====== Given data ======

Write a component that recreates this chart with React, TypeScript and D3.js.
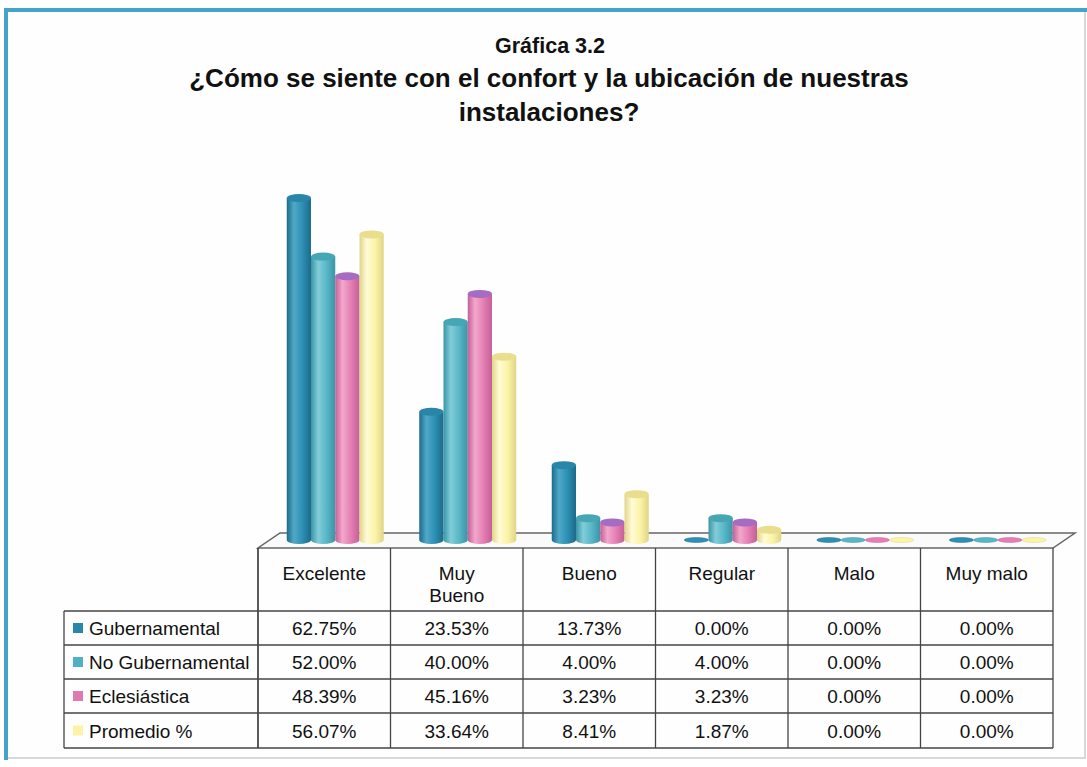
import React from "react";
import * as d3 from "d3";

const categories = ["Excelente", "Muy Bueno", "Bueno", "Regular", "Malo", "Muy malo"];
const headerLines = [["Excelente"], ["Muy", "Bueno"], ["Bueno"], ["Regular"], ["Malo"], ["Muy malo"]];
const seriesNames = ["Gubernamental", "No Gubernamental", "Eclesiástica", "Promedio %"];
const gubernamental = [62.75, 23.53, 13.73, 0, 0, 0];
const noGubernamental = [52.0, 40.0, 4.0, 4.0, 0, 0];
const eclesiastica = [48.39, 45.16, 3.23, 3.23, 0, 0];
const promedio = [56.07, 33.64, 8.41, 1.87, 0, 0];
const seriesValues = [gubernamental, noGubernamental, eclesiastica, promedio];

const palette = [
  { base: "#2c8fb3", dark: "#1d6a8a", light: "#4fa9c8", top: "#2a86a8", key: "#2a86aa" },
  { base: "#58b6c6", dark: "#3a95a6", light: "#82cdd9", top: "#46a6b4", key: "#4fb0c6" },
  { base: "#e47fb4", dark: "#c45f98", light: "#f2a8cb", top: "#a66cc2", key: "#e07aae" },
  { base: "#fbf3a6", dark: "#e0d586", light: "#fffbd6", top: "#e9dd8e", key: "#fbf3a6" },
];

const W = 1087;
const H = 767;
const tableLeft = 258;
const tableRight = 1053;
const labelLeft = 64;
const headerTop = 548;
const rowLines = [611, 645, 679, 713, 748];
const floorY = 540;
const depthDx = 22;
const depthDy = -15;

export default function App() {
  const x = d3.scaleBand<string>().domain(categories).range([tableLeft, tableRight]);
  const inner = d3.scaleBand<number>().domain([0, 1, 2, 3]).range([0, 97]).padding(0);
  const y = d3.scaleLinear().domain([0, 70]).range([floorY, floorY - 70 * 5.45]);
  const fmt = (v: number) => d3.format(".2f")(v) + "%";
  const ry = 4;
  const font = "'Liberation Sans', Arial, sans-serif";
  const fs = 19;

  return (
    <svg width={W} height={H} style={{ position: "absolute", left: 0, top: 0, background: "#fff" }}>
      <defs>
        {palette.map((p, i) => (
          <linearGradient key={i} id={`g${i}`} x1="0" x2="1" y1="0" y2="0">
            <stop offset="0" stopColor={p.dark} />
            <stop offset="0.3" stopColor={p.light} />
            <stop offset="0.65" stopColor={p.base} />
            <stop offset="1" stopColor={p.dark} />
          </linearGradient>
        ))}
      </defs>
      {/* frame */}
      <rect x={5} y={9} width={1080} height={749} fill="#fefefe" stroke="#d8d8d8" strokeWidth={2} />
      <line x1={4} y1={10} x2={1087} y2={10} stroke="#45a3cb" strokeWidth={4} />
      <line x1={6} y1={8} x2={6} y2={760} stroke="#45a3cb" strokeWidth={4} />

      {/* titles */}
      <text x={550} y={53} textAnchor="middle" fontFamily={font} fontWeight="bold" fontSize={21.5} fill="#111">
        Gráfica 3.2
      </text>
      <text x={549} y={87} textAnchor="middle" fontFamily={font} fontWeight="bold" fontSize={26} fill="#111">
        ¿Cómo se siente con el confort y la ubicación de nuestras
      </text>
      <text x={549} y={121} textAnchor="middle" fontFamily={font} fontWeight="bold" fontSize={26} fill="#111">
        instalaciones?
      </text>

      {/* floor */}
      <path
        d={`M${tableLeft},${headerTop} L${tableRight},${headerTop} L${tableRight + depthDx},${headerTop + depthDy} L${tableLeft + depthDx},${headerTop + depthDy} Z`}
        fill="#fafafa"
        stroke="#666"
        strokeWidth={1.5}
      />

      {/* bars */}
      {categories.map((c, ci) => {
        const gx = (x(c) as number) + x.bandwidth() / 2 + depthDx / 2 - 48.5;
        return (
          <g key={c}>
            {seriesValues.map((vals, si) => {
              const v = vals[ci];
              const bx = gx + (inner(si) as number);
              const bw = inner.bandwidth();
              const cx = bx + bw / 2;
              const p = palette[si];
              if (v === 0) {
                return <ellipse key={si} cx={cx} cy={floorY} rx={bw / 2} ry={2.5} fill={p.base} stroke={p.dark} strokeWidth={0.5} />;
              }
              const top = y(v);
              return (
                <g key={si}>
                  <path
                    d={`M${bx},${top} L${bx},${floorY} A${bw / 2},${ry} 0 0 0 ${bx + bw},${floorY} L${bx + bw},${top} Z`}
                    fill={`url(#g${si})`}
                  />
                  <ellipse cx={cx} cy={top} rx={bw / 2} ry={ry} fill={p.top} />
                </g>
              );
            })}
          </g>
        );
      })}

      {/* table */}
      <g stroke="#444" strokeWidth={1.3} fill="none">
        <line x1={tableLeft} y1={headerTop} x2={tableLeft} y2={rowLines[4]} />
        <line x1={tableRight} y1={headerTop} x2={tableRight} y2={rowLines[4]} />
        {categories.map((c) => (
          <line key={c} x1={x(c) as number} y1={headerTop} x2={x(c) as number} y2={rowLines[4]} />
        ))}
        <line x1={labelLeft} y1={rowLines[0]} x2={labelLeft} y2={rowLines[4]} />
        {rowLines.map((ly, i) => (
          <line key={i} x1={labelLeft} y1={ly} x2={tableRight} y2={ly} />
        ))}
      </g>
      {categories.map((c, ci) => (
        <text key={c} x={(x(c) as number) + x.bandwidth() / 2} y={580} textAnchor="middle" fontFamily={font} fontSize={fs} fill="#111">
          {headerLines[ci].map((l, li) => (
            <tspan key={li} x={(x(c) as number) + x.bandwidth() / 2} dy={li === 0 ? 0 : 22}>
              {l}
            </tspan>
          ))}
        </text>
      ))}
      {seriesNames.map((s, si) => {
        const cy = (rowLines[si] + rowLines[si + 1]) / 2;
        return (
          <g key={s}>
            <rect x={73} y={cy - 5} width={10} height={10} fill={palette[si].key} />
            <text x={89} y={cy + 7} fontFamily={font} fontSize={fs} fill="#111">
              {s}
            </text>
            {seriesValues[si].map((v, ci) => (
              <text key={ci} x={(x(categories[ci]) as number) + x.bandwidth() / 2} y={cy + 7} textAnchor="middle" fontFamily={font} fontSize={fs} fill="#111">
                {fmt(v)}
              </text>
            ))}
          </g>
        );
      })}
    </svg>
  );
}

======

## Challenge
Repeat the data exactly, without the pictures.

## In response
Write a component that recreates this chart with React, TypeScript and D3.js.
import React from "react";
import * as d3 from "d3";

const categories = ["Excelente", "Muy Bueno", "Bueno", "Regular", "Malo", "Muy malo"];
const headerLines = [["Excelente"], ["Muy", "Bueno"], ["Bueno"], ["Regular"], ["Malo"], ["Muy malo"]];
const seriesNames = ["Gubernamental", "No Gubernamental", "Eclesiástica", "Promedio %"];
const gubernamental = [62.75, 23.53, 13.73, 0, 0, 0];
const noGubernamental = [52.0, 40.0, 4.0, 4.0, 0, 0];
const eclesiastica = [48.39, 45.16, 3.23, 3.23, 0, 0];
const promedio = [56.07, 33.64, 8.41, 1.87, 0, 0];
const seriesValues = [gubernamental, noGubernamental, eclesiastica, promedio];

const palette = [
  { base: "#2c8fb3", dark: "#1d6a8a", light: "#4fa9c8", top: "#2a86a8", key: "#2a86aa" },
  { base: "#58b6c6", dark: "#3a95a6", light: "#82cdd9", top: "#46a6b4", key: "#4fb0c6" },
  { base: "#e47fb4", dark: "#c45f98", light: "#f2a8cb", top: "#a66cc2", key: "#e07aae" },
  { base: "#fbf3a6", dark: "#e0d586", light: "#fffbd6", top: "#e9dd8e", key: "#fbf3a6" },
];

const W = 1087;
const H = 767;
const tableLeft = 258;
const tableRight = 1053;
const labelLeft = 64;
const headerTop = 548;
const rowLines = [611, 645, 679, 713, 748];
const floorY = 540;
const depthDx = 22;
const depthDy = -15;

export default function App() {
  const x = d3.scaleBand<string>().domain(categories).range([tableLeft, tableRight]);
  const inner = d3.scaleBand<number>().domain([0, 1, 2, 3]).range([0, 97]).padding(0);
  const y = d3.scaleLinear().domain([0, 70]).range([floorY, floorY - 70 * 5.45]);
  const fmt = (v: number) => d3.format(".2f")(v) + "%";
  const ry = 4;
  const font = "'Liberation Sans', Arial, sans-serif";
  const fs = 19;

  return (
    <svg width={W} height={H} style={{ position: "absolute", left: 0, top: 0, background: "#fff" }}>
      <defs>
        {palette.map((p, i) => (
          <linearGradient key={i} id={`g${i}`} x1="0" x2="1" y1="0" y2="0">
            <stop offset="0" stopColor={p.dark} />
            <stop offset="0.3" stopColor={p.light} />
            <stop offset="0.65" stopColor={p.base} />
            <stop offset="1" stopColor={p.dark} />
          </linearGradient>
        ))}
      </defs>
      {/* frame */}
      <rect x={5} y={9} width={1080} height={749} fill="#fefefe" stroke="#d8d8d8" strokeWidth={2} />
      <line x1={4} y1={10} x2={1087} y2={10} stroke="#45a3cb" strokeWidth={4} />
      <line x1={6} y1={8} x2={6} y2={760} stroke="#45a3cb" strokeWidth={4} />

      {/* titles */}
      <text x={550} y={53} textAnchor="middle" fontFamily={font} fontWeight="bold" fontSize={21.5} fill="#111">
        Gráfica 3.2
      </text>
      <text x={549} y={87} textAnchor="middle" fontFamily={font} fontWeight="bold" fontSize={26} fill="#111">
        ¿Cómo se siente con el confort y la ubicación de nuestras
      </text>
      <text x={549} y={121} textAnchor="middle" fontFamily={font} fontWeight="bold" fontSize={26} fill="#111">
        instalaciones?
      </text>

      {/* floor */}
      <path
        d={`M${tableLeft},${headerTop} L${tableRight},${headerTop} L${tableRight + depthDx},${headerTop + depthDy} L${tableLeft + depthDx},${headerTop + depthDy} Z`}
        fill="#fafafa"
        stroke="#666"
        strokeWidth={1.5}
      />

      {/* bars */}
      {categories.map((c, ci) => {
        const gx = (x(c) as number) + x.bandwidth() / 2 + depthDx / 2 - 48.5;
        return (
          <g key={c}>
            {seriesValues.map((vals, si) => {
              const v = vals[ci];
              const bx = gx + (inner(si) as number);
              const bw = inner.bandwidth();
              const cx = bx + bw / 2;
              const p = palette[si];
              if (v === 0) {
                return <ellipse key={si} cx={cx} cy={floorY} rx={bw / 2} ry={2.5} fill={p.base} stroke={p.dark} strokeWidth={0.5} />;
              }
              const top = y(v);
              return (
                <g key={si}>
                  <path
                    d={`M${bx},${top} L${bx},${floorY} A${bw / 2},${ry} 0 0 0 ${bx + bw},${floorY} L${bx + bw},${top} Z`}
                    fill={`url(#g${si})`}
                  />
                  <ellipse cx={cx} cy={top} rx={bw / 2} ry={ry} fill={p.top} />
                </g>
              );
            })}
          </g>
        );
      })}

      {/* table */}
      <g stroke="#444" strokeWidth={1.3} fill="none">
        <line x1={tableLeft} y1={headerTop} x2={tableLeft} y2={rowLines[4]} />
        <line x1={tableRight} y1={headerTop} x2={tableRight} y2={rowLines[4]} />
        {categories.map((c) => (
          <line key={c} x1={x(c) as number} y1={headerTop} x2={x(c) as number} y2={rowLines[4]} />
        ))}
        <line x1={labelLeft} y1={rowLines[0]} x2={labelLeft} y2={rowLines[4]} />
        {rowLines.map((ly, i) => (
          <line key={i} x1={labelLeft} y1={ly} x2={tableRight} y2={ly} />
        ))}
      </g>
      {categories.map((c, ci) => (
        <text key={c} x={(x(c) as number) + x.bandwidth() / 2} y={580} textAnchor="middle" fontFamily={font} fontSize={fs} fill="#111">
          {headerLines[ci].map((l, li) => (
            <tspan key={li} x={(x(c) as number) + x.bandwidth() / 2} dy={li === 0 ? 0 : 22}>
              {l}
            </tspan>
          ))}
        </text>
      ))}
      {seriesNames.map((s, si) => {
        const cy = (rowLines[si] + rowLines[si + 1]) / 2;
        return (
          <g key={s}>
            <rect x={73} y={cy - 5} width={10} height={10} fill={palette[si].key} />
            <text x={89} y={cy + 7} fontFamily={font} fontSize={fs} fill="#111">
              {s}
            </text>
            {seriesValues[si].map((v, ci) => (
              <text key={ci} x={(x(categories[ci]) as number) + x.bandwidth() / 2} y={cy + 7} textAnchor="middle" fontFamily={font} fontSize={fs} fill="#111">
                {fmt(v)}
              </text>
            ))}
          </g>
        );
      })}
    </svg>
  );
}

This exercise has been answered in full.